Hamas is a different kind of organization than Al Qaeda. Hamas is at once a terrorist organization and a government entity. It actually runs the government in the Gaza Strip and is in charge of cleaning the streets and negotiating with its neighbors. The odd thing about it, considering it’s a terrorist organization, is that it’s also responsible for keeping much more radical elements inside Gaza at bay. So, I think it’s an evolving political entity. The fact that its political leadership is based in Damascus and the actual political functioning of it is located in Gaza creates a rift inside that structure that makes it very difficult to resolve certain kinds of political issues. I think Hamas has to be engaged. I think it’s pointless to try to make peace without trying to bring Hamas into the equation.
What are your thoughts about this current round of peace talks?
I think it’s better to have talks than not to. But if you’re going to have peace talks you have to talk to people that are your enemies, and in this case neither Israel nor Fatah have chosen to involve Hamas, which I think is going to be the key to any real peace or solution in this region.
With regards to your play, is there a goal in mind, or something you hope to achieve?
People have such settled views about the Israeli-Palestinian conflict, almost everyone I’ve talked to has a position.
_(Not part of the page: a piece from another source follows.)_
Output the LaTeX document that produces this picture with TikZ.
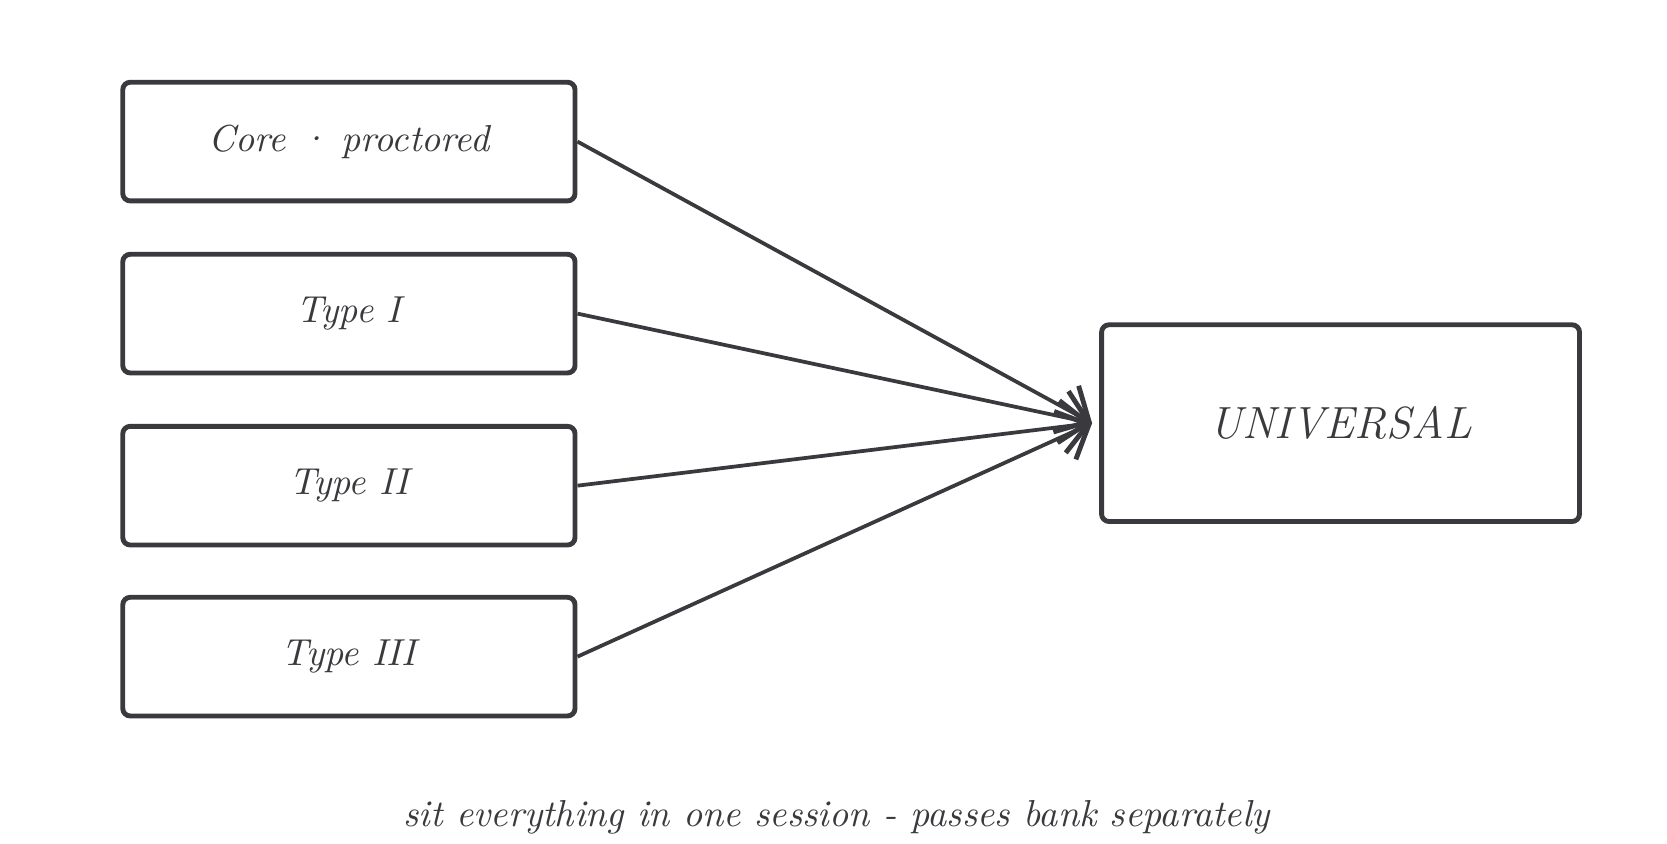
\documentclass[tikz,border=0pt]{standalone}
\usetikzlibrary{arrows.meta}
\definecolor{ink}{HTML}{3A393D}
\begin{document}
\begin{tikzpicture}[x=0.01cm,y=-0.01cm,
  box/.style={draw=ink,line width=1.3pt,rounded corners=2pt,inner sep=0pt,text=ink,font=\itshape},
  conn/.style={draw=ink,line width=1pt,-{Straight Barb[length=7pt,width=14pt,line width=1.3pt]}}]
\useasboundingbox (0,0) rectangle (1560,789);
\node[box,minimum width=4.23cm,minimum height=1.11cm] (c) at (326.5,132.5) {Core \textperiodcentered{} proctored};
\node[box,minimum width=4.23cm,minimum height=1.11cm] (t1) at (326.5,293.5) {Type I};
\node[box,minimum width=4.23cm,minimum height=1.11cm] (t2) at (326.5,454.5) {Type II};
\node[box,minimum width=4.23cm,minimum height=1.11cm] (t3) at (326.5,614.5) {Type III};
\node[box,minimum width=4.47cm,minimum height=1.84cm,font=\large\itshape] (u) at (1254.5,396) {UNIVERSAL};
\coordinate (tip) at (1022,396);
\draw[conn] (c.east) -- (tip);
\draw[conn] (t1.east) -- (tip);
\draw[conn] (t2.east) -- (tip);
\draw[conn] (t3.east) -- (tip);
\node[text=ink,font=\itshape] (note) at (783,765) {sit everything in one session - passes bank separately};
\end{tikzpicture}
\end{document}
So I’m addressing these kind of hardened stances that you find on either side, to try to widen the scope of their understanding and to see the humanity of the other side. This is a problem that has gone on way too long, and it’s a very dangerous situation, not only for the people in the region, but for America, which has a large stake in making sure this problem is eventually resolved. One of the problems that has kept this peace from being realized is that people have frozen into place, their attitudes and their sense of what is possible. And I’m trying to loosen, trying to thaw those attitudes by showing people what it’s like to live on the other side of the fence. So, whether your sentiments are with the Gazans or the Israelis, you’ll be able to see how each side came to the position that it stands in now.
Is performing challenging for you physically, does it change your daily routine?
It is challenging, I’m not a professional actor. One of the things I’ve discovered from my previous experience is that I thought: “What a terrific gig for a writer,” I can work all day then go to the theater for a couple of hours and then go out to dinner. The truth is, I couldn’t. I was unable to write at all during that period. My creative energy was all focused on those two hours in the evening and I couldn’t get anything done. It was really frustrating to me. And I’m mainly a writer. I’ve decided I didn’t want to take that play to university campuses and go all around the country. It’s just not who I am. I do want to do this for as long as I feel like it’s useful in places I think it’s useful. We’re thinking of taking this to Israel, for instance, and if we get to Israel I’d like to get it in Jenin Theatre and maybe into Gaza if there’s a place for it.
Will there be another movie?
I don’t know. I’d love for that to happen. The first thing is to get it up on stage. The thing about the Middle East is that “events are always happening but nothing ever changes.” So, in a way, I feel like this is very temporal. It’s a play of this moment right now. In that sense I don’t know what it would be like if we made a movie of it and it came out in a year and a half. I don’t know how things might have changed and I would love for them to change for the better, but it’s also possible that nothing will change. This play is an act of hope to try and push things forward a little bit further.